**Dataset section:**

(begin)

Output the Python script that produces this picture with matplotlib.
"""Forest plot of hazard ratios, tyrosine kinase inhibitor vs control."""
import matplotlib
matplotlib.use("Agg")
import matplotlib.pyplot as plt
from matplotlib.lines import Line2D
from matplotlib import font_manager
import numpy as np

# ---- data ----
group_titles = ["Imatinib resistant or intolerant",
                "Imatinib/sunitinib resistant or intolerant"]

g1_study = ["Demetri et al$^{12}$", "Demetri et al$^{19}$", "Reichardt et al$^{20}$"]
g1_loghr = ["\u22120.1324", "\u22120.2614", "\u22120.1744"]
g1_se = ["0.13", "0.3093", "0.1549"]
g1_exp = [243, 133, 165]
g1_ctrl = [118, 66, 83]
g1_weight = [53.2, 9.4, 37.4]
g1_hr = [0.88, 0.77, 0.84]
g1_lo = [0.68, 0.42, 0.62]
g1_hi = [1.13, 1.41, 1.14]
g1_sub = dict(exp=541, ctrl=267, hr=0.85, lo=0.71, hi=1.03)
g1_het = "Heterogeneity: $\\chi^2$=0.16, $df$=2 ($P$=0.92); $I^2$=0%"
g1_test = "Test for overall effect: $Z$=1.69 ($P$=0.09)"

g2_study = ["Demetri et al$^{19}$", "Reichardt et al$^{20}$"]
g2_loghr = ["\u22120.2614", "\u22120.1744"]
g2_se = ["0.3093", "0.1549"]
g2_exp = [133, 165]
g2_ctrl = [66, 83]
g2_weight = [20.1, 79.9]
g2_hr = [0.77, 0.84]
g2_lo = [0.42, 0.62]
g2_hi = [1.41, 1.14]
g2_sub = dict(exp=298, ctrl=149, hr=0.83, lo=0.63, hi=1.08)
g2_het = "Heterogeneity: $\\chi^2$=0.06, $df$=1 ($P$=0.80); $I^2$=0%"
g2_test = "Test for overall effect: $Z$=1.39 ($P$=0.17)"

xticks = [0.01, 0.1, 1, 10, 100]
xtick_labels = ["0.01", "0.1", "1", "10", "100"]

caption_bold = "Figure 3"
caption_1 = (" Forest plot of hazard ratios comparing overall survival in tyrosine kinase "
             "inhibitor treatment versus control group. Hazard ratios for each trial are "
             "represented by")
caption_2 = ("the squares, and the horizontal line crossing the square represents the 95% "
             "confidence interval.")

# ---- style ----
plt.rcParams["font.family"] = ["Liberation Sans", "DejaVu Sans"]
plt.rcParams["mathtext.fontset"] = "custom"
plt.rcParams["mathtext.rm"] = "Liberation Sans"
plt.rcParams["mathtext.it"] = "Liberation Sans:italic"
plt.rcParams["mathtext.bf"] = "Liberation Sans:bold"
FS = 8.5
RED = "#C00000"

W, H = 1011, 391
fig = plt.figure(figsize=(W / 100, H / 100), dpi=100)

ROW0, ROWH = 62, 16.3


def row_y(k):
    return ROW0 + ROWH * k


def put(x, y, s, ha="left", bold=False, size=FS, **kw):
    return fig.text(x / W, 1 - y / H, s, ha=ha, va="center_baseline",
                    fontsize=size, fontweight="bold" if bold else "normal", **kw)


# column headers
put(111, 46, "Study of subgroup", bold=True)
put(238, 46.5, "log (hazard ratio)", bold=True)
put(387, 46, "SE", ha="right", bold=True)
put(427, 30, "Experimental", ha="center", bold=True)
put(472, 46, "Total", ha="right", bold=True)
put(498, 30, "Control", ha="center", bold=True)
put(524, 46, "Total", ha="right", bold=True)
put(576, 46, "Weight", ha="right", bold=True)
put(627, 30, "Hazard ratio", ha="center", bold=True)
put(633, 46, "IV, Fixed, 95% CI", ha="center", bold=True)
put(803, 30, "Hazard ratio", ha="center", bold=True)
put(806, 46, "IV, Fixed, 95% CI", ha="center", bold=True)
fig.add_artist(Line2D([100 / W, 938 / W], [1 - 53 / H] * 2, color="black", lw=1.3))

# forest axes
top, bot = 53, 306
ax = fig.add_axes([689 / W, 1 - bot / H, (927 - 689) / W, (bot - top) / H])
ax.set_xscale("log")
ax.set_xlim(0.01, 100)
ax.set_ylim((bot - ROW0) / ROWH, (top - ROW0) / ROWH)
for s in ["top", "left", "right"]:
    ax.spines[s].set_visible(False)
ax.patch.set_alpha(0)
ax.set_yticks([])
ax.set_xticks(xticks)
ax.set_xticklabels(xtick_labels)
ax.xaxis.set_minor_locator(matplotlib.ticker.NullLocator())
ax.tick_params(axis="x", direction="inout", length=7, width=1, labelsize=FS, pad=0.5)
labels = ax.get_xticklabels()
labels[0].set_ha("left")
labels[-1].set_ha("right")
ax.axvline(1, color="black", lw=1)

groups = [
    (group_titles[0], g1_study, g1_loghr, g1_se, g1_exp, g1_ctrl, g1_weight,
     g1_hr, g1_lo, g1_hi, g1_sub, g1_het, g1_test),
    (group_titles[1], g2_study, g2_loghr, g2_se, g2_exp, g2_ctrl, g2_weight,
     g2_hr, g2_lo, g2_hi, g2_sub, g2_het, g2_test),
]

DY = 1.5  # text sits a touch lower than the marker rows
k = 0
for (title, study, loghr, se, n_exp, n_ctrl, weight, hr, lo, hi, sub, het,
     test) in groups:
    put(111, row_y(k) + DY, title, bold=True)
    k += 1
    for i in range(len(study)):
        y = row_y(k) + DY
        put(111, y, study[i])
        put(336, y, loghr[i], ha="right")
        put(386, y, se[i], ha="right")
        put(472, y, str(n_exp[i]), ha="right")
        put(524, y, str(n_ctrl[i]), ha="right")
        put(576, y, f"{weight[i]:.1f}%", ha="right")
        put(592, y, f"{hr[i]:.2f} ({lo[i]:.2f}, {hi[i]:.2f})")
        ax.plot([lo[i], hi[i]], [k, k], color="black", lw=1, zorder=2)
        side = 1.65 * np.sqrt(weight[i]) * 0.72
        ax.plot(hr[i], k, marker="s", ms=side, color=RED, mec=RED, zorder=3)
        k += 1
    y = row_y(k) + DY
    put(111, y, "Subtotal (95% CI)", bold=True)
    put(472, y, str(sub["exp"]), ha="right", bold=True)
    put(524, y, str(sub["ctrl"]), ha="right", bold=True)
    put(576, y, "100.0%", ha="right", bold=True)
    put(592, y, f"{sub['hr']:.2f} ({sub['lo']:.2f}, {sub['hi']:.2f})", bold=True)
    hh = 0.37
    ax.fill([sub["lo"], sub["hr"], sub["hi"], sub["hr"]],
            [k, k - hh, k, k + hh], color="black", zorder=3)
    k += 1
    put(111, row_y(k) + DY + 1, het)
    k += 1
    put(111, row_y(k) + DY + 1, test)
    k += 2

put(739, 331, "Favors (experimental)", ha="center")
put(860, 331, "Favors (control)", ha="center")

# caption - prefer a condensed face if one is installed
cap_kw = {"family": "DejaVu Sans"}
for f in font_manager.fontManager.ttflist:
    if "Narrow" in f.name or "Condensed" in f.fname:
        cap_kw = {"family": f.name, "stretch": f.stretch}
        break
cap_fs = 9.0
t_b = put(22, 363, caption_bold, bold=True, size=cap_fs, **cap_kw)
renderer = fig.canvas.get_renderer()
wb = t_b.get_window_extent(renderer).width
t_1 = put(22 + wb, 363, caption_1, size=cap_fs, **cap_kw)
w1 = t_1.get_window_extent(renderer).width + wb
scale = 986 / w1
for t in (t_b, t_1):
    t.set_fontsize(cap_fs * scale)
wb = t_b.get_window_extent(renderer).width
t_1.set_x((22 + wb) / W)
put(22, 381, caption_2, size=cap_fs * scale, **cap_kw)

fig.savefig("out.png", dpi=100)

(end)

**Requirement:**
Write the material out exactly, with nothing left out.

**Solution to this exercise:**
Output the Python script that produces this picture with matplotlib.
"""Forest plot of hazard ratios, tyrosine kinase inhibitor vs control."""
import matplotlib
matplotlib.use("Agg")
import matplotlib.pyplot as plt
from matplotlib.lines import Line2D
from matplotlib import font_manager
import numpy as np

# ---- data ----
group_titles = ["Imatinib resistant or intolerant",
                "Imatinib/sunitinib resistant or intolerant"]

g1_study = ["Demetri et al$^{12}$", "Demetri et al$^{19}$", "Reichardt et al$^{20}$"]
g1_loghr = ["\u22120.1324", "\u22120.2614", "\u22120.1744"]
g1_se = ["0.13", "0.3093", "0.1549"]
g1_exp = [243, 133, 165]
g1_ctrl = [118, 66, 83]
g1_weight = [53.2, 9.4, 37.4]
g1_hr = [0.88, 0.77, 0.84]
g1_lo = [0.68, 0.42, 0.62]
g1_hi = [1.13, 1.41, 1.14]
g1_sub = dict(exp=541, ctrl=267, hr=0.85, lo=0.71, hi=1.03)
g1_het = "Heterogeneity: $\\chi^2$=0.16, $df$=2 ($P$=0.92); $I^2$=0%"
g1_test = "Test for overall effect: $Z$=1.69 ($P$=0.09)"

g2_study = ["Demetri et al$^{19}$", "Reichardt et al$^{20}$"]
g2_loghr = ["\u22120.2614", "\u22120.1744"]
g2_se = ["0.3093", "0.1549"]
g2_exp = [133, 165]
g2_ctrl = [66, 83]
g2_weight = [20.1, 79.9]
g2_hr = [0.77, 0.84]
g2_lo = [0.42, 0.62]
g2_hi = [1.41, 1.14]
g2_sub = dict(exp=298, ctrl=149, hr=0.83, lo=0.63, hi=1.08)
g2_het = "Heterogeneity: $\\chi^2$=0.06, $df$=1 ($P$=0.80); $I^2$=0%"
g2_test = "Test for overall effect: $Z$=1.39 ($P$=0.17)"

xticks = [0.01, 0.1, 1, 10, 100]
xtick_labels = ["0.01", "0.1", "1", "10", "100"]

caption_bold = "Figure 3"
caption_1 = (" Forest plot of hazard ratios comparing overall survival in tyrosine kinase "
             "inhibitor treatment versus control group. Hazard ratios for each trial are "
             "represented by")
caption_2 = ("the squares, and the horizontal line crossing the square represents the 95% "
             "confidence interval.")

# ---- style ----
plt.rcParams["font.family"] = ["Liberation Sans", "DejaVu Sans"]
plt.rcParams["mathtext.fontset"] = "custom"
plt.rcParams["mathtext.rm"] = "Liberation Sans"
plt.rcParams["mathtext.it"] = "Liberation Sans:italic"
plt.rcParams["mathtext.bf"] = "Liberation Sans:bold"
FS = 8.5
RED = "#C00000"

W, H = 1011, 391
fig = plt.figure(figsize=(W / 100, H / 100), dpi=100)

ROW0, ROWH = 62, 16.3


def row_y(k):
    return ROW0 + ROWH * k


def put(x, y, s, ha="left", bold=False, size=FS, **kw):
    return fig.text(x / W, 1 - y / H, s, ha=ha, va="center_baseline",
                    fontsize=size, fontweight="bold" if bold else "normal", **kw)


# column headers
put(111, 46, "Study of subgroup", bold=True)
put(238, 46.5, "log (hazard ratio)", bold=True)
put(387, 46, "SE", ha="right", bold=True)
put(427, 30, "Experimental", ha="center", bold=True)
put(472, 46, "Total", ha="right", bold=True)
put(498, 30, "Control", ha="center", bold=True)
put(524, 46, "Total", ha="right", bold=True)
put(576, 46, "Weight", ha="right", bold=True)
put(627, 30, "Hazard ratio", ha="center", bold=True)
put(633, 46, "IV, Fixed, 95% CI", ha="center", bold=True)
put(803, 30, "Hazard ratio", ha="center", bold=True)
put(806, 46, "IV, Fixed, 95% CI", ha="center", bold=True)
fig.add_artist(Line2D([100 / W, 938 / W], [1 - 53 / H] * 2, color="black", lw=1.3))

# forest axes
top, bot = 53, 306
ax = fig.add_axes([689 / W, 1 - bot / H, (927 - 689) / W, (bot - top) / H])
ax.set_xscale("log")
ax.set_xlim(0.01, 100)
ax.set_ylim((bot - ROW0) / ROWH, (top - ROW0) / ROWH)
for s in ["top", "left", "right"]:
    ax.spines[s].set_visible(False)
ax.patch.set_alpha(0)
ax.set_yticks([])
ax.set_xticks(xticks)
ax.set_xticklabels(xtick_labels)
ax.xaxis.set_minor_locator(matplotlib.ticker.NullLocator())
ax.tick_params(axis="x", direction="inout", length=7, width=1, labelsize=FS, pad=0.5)
labels = ax.get_xticklabels()
labels[0].set_ha("left")
labels[-1].set_ha("right")
ax.axvline(1, color="black", lw=1)

groups = [
    (group_titles[0], g1_study, g1_loghr, g1_se, g1_exp, g1_ctrl, g1_weight,
     g1_hr, g1_lo, g1_hi, g1_sub, g1_het, g1_test),
    (group_titles[1], g2_study, g2_loghr, g2_se, g2_exp, g2_ctrl, g2_weight,
     g2_hr, g2_lo, g2_hi, g2_sub, g2_het, g2_test),
]

DY = 1.5  # text sits a touch lower than the marker rows
k = 0
for (title, study, loghr, se, n_exp, n_ctrl, weight, hr, lo, hi, sub, het,
     test) in groups:
    put(111, row_y(k) + DY, title, bold=True)
    k += 1
    for i in range(len(study)):
        y = row_y(k) + DY
        put(111, y, study[i])
        put(336, y, loghr[i], ha="right")
        put(386, y, se[i], ha="right")
        put(472, y, str(n_exp[i]), ha="right")
        put(524, y, str(n_ctrl[i]), ha="right")
        put(576, y, f"{weight[i]:.1f}%", ha="right")
        put(592, y, f"{hr[i]:.2f} ({lo[i]:.2f}, {hi[i]:.2f})")
        ax.plot([lo[i], hi[i]], [k, k], color="black", lw=1, zorder=2)
        side = 1.65 * np.sqrt(weight[i]) * 0.72
        ax.plot(hr[i], k, marker="s", ms=side, color=RED, mec=RED, zorder=3)
        k += 1
    y = row_y(k) + DY
    put(111, y, "Subtotal (95% CI)", bold=True)
    put(472, y, str(sub["exp"]), ha="right", bold=True)
    put(524, y, str(sub["ctrl"]), ha="right", bold=True)
    put(576, y, "100.0%", ha="right", bold=True)
    put(592, y, f"{sub['hr']:.2f} ({sub['lo']:.2f}, {sub['hi']:.2f})", bold=True)
    hh = 0.37
    ax.fill([sub["lo"], sub["hr"], sub["hi"], sub["hr"]],
            [k, k - hh, k, k + hh], color="black", zorder=3)
    k += 1
    put(111, row_y(k) + DY + 1, het)
    k += 1
    put(111, row_y(k) + DY + 1, test)
    k += 2

put(739, 331, "Favors (experimental)", ha="center")
put(860, 331, "Favors (control)", ha="center")

# caption - prefer a condensed face if one is installed
cap_kw = {"family": "DejaVu Sans"}
for f in font_manager.fontManager.ttflist:
    if "Narrow" in f.name or "Condensed" in f.fname:
        cap_kw = {"family": f.name, "stretch": f.stretch}
        break
cap_fs = 9.0
t_b = put(22, 363, caption_bold, bold=True, size=cap_fs, **cap_kw)
renderer = fig.canvas.get_renderer()
wb = t_b.get_window_extent(renderer).width
t_1 = put(22 + wb, 363, caption_1, size=cap_fs, **cap_kw)
w1 = t_1.get_window_extent(renderer).width + wb
scale = 986 / w1
for t in (t_b, t_1):
    t.set_fontsize(cap_fs * scale)
wb = t_b.get_window_extent(renderer).width
t_1.set_x((22 + wb) / W)
put(22, 381, caption_2, size=cap_fs * scale, **cap_kw)

fig.savefig("out.png", dpi=100)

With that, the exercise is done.